The sixth age of web copy

Unless you've been paying attention, you might think that web copy is just normal copy that happens to be online. But as we'll see, the medium has had a quick evolution under intense pressure from the search providers. As soon as search engine spiders started crawling the web and picking up words and phrases from websites' copy, website owners realised that by careful study and manipulation, their pages could appear higher up in the results, improving their chances of being clicked. But at what cost? Let's start at the beginning.

Age 1. The Information Superhighway

Who remembers when the internet was thus called? Connections were dial-up and slow; people got excited when they hit 56 Kbps and ISDN at 128 Kbps gave you motion sickness. Compared to today, when the average household with broadband reaches 2,000 Kbps, data transfer was slow and expensive, so images and other large files were kept to a minimum and copy ruled the earth. The main users were academia, scientific bodies and government. Businesses certainly used it, but the idea of effective B2C websites was still in its infancy.

Age 2. I Came, I Saw, I Spidered

The arrival of the mainstream search engines gave the net a great big shake. At last users could start to find information they were looking for, rather than following hyperlinks and being pointed to web pages in other ways. Combined with the reaching of a critical mass of potential customers, this is when the web as an advertising and selling medium became viable.

Age 3. Spam, spam, spam

Initially, it was a messy time. Web developers discovered that if they could include words that were often searched for (such as stars of CD or screen, usually with the promise of titillating pictures) in their web copy, they were more likely to turn up in results. Whether visitors would be happy with what they found did not concern them, as like all spammers know, 1% of a million hits is well worth the wager. Other tricks would be fonts made one pixel high or coloured the same as the background, with the proper website visible, a seemingly genius move that would fool the spiders (which read the code) but not the user (who read the visible). Of course, we now know that it was a foolish model, simply because everyone was doing it and that meant searches for the well-known topics were heavily diluted. It also led people to distrust search engines, and many went to the wall.

Age 4. Common sense strikes back

At last the search engines started getting proactive. Instead of databasing everything their spiders found, they started to get selective, and punished obvious spam with lower rankings or exclusion. Google spidered deeply but ranked according to popularity from inbound links rather than an easily abused relevance. All seemed to be going well. So did search improve?

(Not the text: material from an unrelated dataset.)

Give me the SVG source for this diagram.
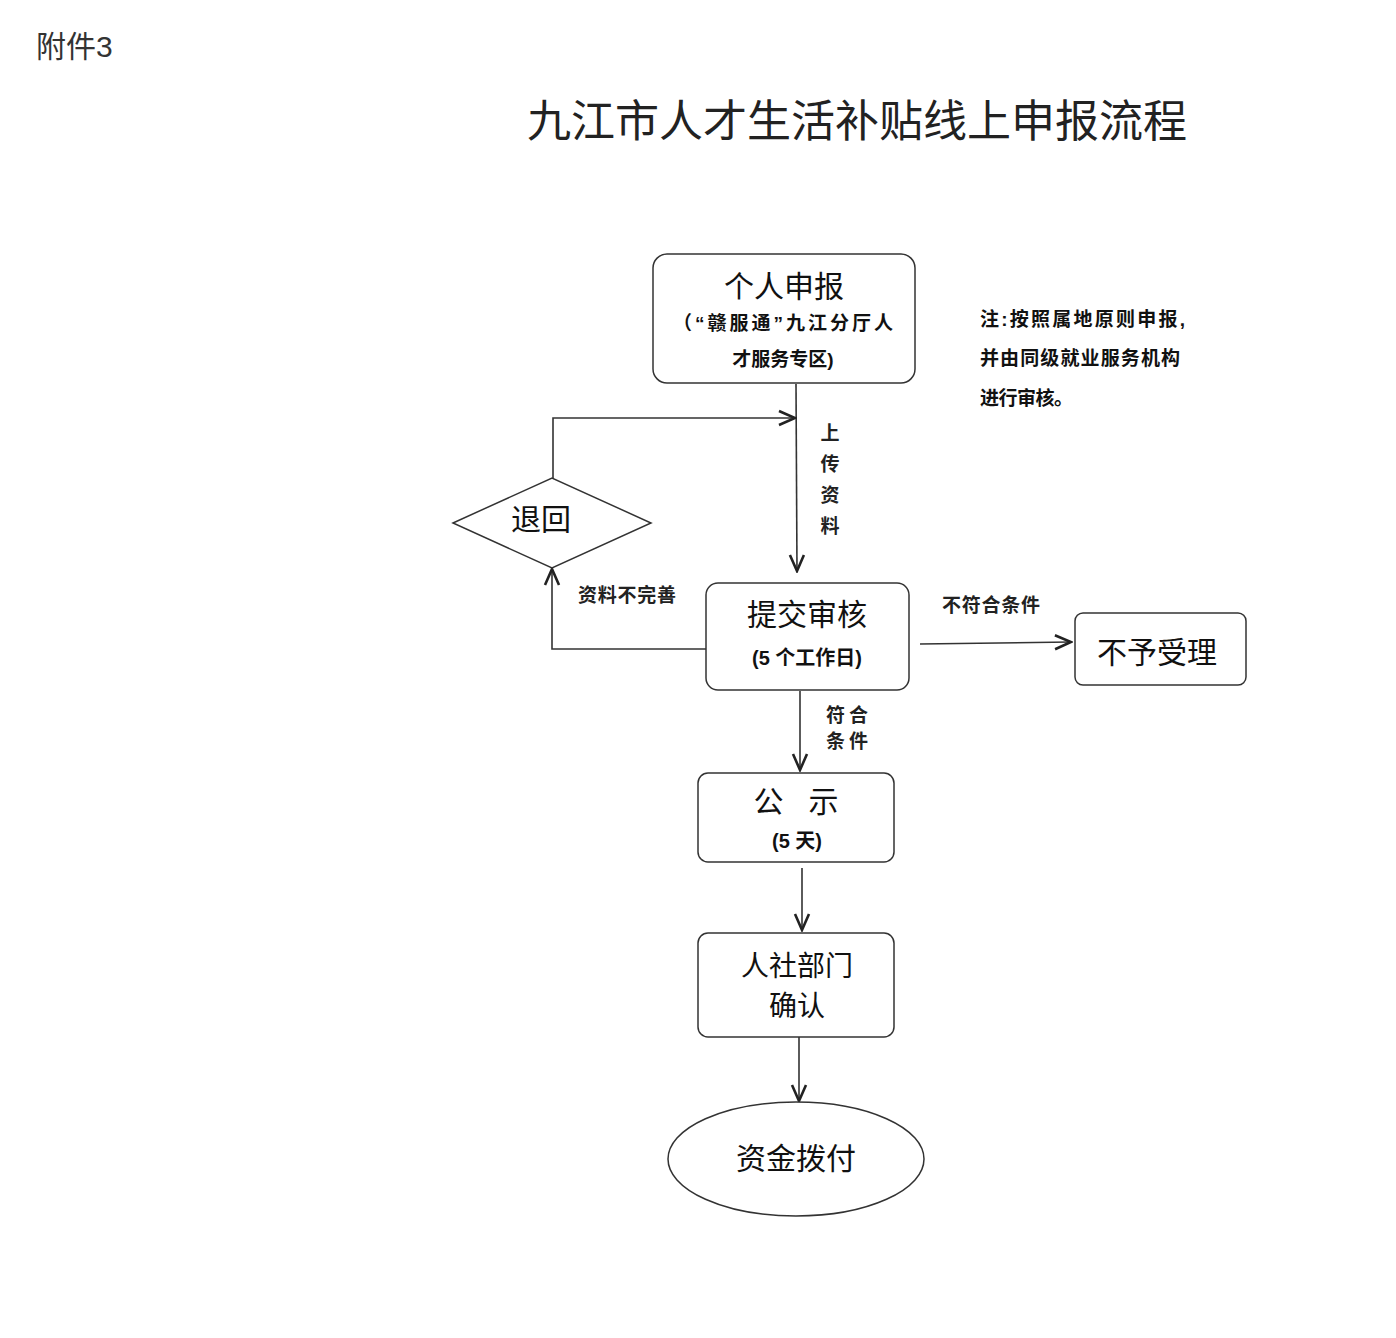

Age 5. Indefinite articles

The growth of the SEO industry and the ubiquity of optimisation show to a great extent that the techniques work, and a balance has been struck between giving useful information and being searchable in relation to the competition. But all is not rosy in the SEO garden. The accepted rules on keyword density, word counts, headings, anchored links and meta data are so well established that 300-word articles have gained a ubiquity of their own, particularly on e-commerce sites. Churned-out copy that is ultra-orthdox SEO in form is what greets searchers to many a website. It is wallpaper, copy for copy's sake, and as a sales channel, it fails. Companies are being convinced that being clicked is all that matters, and indeed the hits might follow, but when it comes to the hits converting into sales ... well, we're almost taking a leap back to the third age again. I'm going to say it: Articles have become the new spam.

The Sixth Age. Present and future

So here we are. For much of the web, the fifth age is a happy place to be. But it's the kind of paradise that comes with being oblivious to lurking dangers and ignorant of opportunities. SEO is now the absolute minimum requirement for a website to be found via search engines (see On SEO). But who ever became successful by doing the absolute minimum? It is now time to start taking web copy seriously – a return to the Information Superhighway, if you like. Being found online was only ever half the job. Being found, liked, used and recommended it true optimisation, and for that you need a great presence in terms of design, usability and copywriting. Smart SEO companies have always known this. And so have their clients.